■ Stated task
Repeat the whole of the data, keeping every detail the same.

■ Data lines
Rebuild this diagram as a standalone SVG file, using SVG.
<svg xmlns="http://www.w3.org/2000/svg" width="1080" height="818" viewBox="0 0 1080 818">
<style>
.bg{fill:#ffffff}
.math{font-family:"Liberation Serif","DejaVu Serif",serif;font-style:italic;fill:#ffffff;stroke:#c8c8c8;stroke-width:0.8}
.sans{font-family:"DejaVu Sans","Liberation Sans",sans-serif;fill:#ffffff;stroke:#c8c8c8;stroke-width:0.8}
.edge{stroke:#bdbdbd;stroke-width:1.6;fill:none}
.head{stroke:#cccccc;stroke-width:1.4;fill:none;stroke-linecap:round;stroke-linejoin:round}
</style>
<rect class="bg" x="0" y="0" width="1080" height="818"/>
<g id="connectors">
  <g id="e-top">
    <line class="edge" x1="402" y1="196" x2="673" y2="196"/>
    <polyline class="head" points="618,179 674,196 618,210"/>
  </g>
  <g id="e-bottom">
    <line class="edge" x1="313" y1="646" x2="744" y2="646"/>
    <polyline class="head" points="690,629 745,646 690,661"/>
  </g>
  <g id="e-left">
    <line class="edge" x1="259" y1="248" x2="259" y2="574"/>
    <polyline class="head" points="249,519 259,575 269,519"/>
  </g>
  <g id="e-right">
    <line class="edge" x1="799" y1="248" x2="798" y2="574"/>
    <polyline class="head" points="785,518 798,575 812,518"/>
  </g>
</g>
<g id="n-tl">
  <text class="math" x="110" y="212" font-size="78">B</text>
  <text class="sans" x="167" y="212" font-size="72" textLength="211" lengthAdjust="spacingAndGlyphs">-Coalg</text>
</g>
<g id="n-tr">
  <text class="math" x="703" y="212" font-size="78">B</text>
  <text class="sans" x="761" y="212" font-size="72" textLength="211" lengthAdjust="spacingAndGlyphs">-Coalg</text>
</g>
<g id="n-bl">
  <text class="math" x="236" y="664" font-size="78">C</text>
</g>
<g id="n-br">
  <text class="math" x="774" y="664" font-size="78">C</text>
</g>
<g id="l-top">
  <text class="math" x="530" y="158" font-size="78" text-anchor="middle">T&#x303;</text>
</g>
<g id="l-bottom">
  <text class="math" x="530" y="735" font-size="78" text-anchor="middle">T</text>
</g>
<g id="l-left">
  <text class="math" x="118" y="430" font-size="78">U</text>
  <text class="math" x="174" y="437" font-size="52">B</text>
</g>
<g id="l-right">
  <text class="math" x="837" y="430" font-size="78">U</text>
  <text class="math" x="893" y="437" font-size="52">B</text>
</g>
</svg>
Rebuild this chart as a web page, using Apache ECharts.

■ Solution for this task
Rebuild this diagram as a standalone SVG file, using SVG.
<svg xmlns="http://www.w3.org/2000/svg" width="1080" height="818" viewBox="0 0 1080 818">
<style>
.bg{fill:#ffffff}
.math{font-family:"Liberation Serif","DejaVu Serif",serif;font-style:italic;fill:#ffffff;stroke:#c8c8c8;stroke-width:0.8}
.sans{font-family:"DejaVu Sans","Liberation Sans",sans-serif;fill:#ffffff;stroke:#c8c8c8;stroke-width:0.8}
.edge{stroke:#bdbdbd;stroke-width:1.6;fill:none}
.head{stroke:#cccccc;stroke-width:1.4;fill:none;stroke-linecap:round;stroke-linejoin:round}
</style>
<rect class="bg" x="0" y="0" width="1080" height="818"/>
<g id="connectors">
  <g id="e-top">
    <line class="edge" x1="402" y1="196" x2="673" y2="196"/>
    <polyline class="head" points="618,179 674,196 618,210"/>
  </g>
  <g id="e-bottom">
    <line class="edge" x1="313" y1="646" x2="744" y2="646"/>
    <polyline class="head" points="690,629 745,646 690,661"/>
  </g>
  <g id="e-left">
    <line class="edge" x1="259" y1="248" x2="259" y2="574"/>
    <polyline class="head" points="249,519 259,575 269,519"/>
  </g>
  <g id="e-right">
    <line class="edge" x1="799" y1="248" x2="798" y2="574"/>
    <polyline class="head" points="785,518 798,575 812,518"/>
  </g>
</g>
<g id="n-tl">
  <text class="math" x="110" y="212" font-size="78">B</text>
  <text class="sans" x="167" y="212" font-size="72" textLength="211" lengthAdjust="spacingAndGlyphs">-Coalg</text>
</g>
<g id="n-tr">
  <text class="math" x="703" y="212" font-size="78">B</text>
  <text class="sans" x="761" y="212" font-size="72" textLength="211" lengthAdjust="spacingAndGlyphs">-Coalg</text>
</g>
<g id="n-bl">
  <text class="math" x="236" y="664" font-size="78">C</text>
</g>
<g id="n-br">
  <text class="math" x="774" y="664" font-size="78">C</text>
</g>
<g id="l-top">
  <text class="math" x="530" y="158" font-size="78" text-anchor="middle">T&#x303;</text>
</g>
<g id="l-bottom">
  <text class="math" x="530" y="735" font-size="78" text-anchor="middle">T</text>
</g>
<g id="l-left">
  <text class="math" x="118" y="430" font-size="78">U</text>
  <text class="math" x="174" y="437" font-size="52">B</text>
</g>
<g id="l-right">
  <text class="math" x="837" y="430" font-size="78">U</text>
  <text class="math" x="893" y="437" font-size="52">B</text>
</g>
</svg>
Rebuild this chart as a web page, using Apache ECharts.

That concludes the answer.